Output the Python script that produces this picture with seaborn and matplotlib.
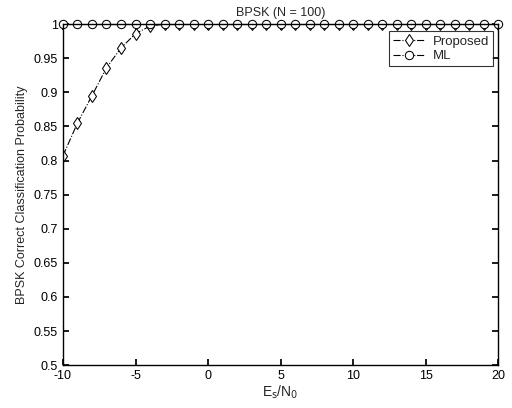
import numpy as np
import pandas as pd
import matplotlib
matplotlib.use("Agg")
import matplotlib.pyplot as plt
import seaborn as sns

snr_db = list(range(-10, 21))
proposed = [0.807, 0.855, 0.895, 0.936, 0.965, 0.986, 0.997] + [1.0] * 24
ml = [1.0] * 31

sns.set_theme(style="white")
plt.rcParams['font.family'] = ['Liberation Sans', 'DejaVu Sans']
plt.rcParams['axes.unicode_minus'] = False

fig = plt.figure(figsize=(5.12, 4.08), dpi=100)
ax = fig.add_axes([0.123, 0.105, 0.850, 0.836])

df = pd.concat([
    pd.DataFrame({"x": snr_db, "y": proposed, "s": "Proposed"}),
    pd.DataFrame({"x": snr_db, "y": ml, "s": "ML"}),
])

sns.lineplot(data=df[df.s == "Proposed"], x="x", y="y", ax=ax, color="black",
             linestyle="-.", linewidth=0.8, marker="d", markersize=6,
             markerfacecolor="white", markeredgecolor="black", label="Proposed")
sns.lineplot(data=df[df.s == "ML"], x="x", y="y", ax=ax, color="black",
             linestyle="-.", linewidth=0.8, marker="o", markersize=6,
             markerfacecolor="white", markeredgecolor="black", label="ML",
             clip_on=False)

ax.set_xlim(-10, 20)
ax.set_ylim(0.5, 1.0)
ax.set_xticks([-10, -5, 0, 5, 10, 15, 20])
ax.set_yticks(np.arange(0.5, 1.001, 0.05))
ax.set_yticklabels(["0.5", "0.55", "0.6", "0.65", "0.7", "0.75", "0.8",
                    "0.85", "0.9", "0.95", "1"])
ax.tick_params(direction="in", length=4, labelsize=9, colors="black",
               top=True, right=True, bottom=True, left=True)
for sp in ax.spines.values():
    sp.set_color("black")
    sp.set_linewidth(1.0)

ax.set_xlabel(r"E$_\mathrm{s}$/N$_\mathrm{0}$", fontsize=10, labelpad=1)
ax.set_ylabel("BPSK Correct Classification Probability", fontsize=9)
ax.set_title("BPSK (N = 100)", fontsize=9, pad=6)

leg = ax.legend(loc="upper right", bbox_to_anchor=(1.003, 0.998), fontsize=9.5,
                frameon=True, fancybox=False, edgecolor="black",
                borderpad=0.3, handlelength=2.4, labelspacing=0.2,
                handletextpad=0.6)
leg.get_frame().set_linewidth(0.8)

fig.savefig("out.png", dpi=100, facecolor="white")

···

▶ Set task: The data above should be repeated exactly, minus any pictures.

▶ Exercise result:
Output the Python script that produces this picture with seaborn and matplotlib.
import numpy as np
import pandas as pd
import matplotlib
matplotlib.use("Agg")
import matplotlib.pyplot as plt
import seaborn as sns

snr_db = list(range(-10, 21))
proposed = [0.807, 0.855, 0.895, 0.936, 0.965, 0.986, 0.997] + [1.0] * 24
ml = [1.0] * 31

sns.set_theme(style="white")
plt.rcParams['font.family'] = ['Liberation Sans', 'DejaVu Sans']
plt.rcParams['axes.unicode_minus'] = False

fig = plt.figure(figsize=(5.12, 4.08), dpi=100)
ax = fig.add_axes([0.123, 0.105, 0.850, 0.836])

df = pd.concat([
    pd.DataFrame({"x": snr_db, "y": proposed, "s": "Proposed"}),
    pd.DataFrame({"x": snr_db, "y": ml, "s": "ML"}),
])

sns.lineplot(data=df[df.s == "Proposed"], x="x", y="y", ax=ax, color="black",
             linestyle="-.", linewidth=0.8, marker="d", markersize=6,
             markerfacecolor="white", markeredgecolor="black", label="Proposed")
sns.lineplot(data=df[df.s == "ML"], x="x", y="y", ax=ax, color="black",
             linestyle="-.", linewidth=0.8, marker="o", markersize=6,
             markerfacecolor="white", markeredgecolor="black", label="ML",
             clip_on=False)

ax.set_xlim(-10, 20)
ax.set_ylim(0.5, 1.0)
ax.set_xticks([-10, -5, 0, 5, 10, 15, 20])
ax.set_yticks(np.arange(0.5, 1.001, 0.05))
ax.set_yticklabels(["0.5", "0.55", "0.6", "0.65", "0.7", "0.75", "0.8",
                    "0.85", "0.9", "0.95", "1"])
ax.tick_params(direction="in", length=4, labelsize=9, colors="black",
               top=True, right=True, bottom=True, left=True)
for sp in ax.spines.values():
    sp.set_color("black")
    sp.set_linewidth(1.0)

ax.set_xlabel(r"E$_\mathrm{s}$/N$_\mathrm{0}$", fontsize=10, labelpad=1)
ax.set_ylabel("BPSK Correct Classification Probability", fontsize=9)
ax.set_title("BPSK (N = 100)", fontsize=9, pad=6)

leg = ax.legend(loc="upper right", bbox_to_anchor=(1.003, 0.998), fontsize=9.5,
                frameon=True, fancybox=False, edgecolor="black",
                borderpad=0.3, handlelength=2.4, labelspacing=0.2,
                handletextpad=0.6)
leg.get_frame().set_linewidth(0.8)

fig.savefig("out.png", dpi=100, facecolor="white")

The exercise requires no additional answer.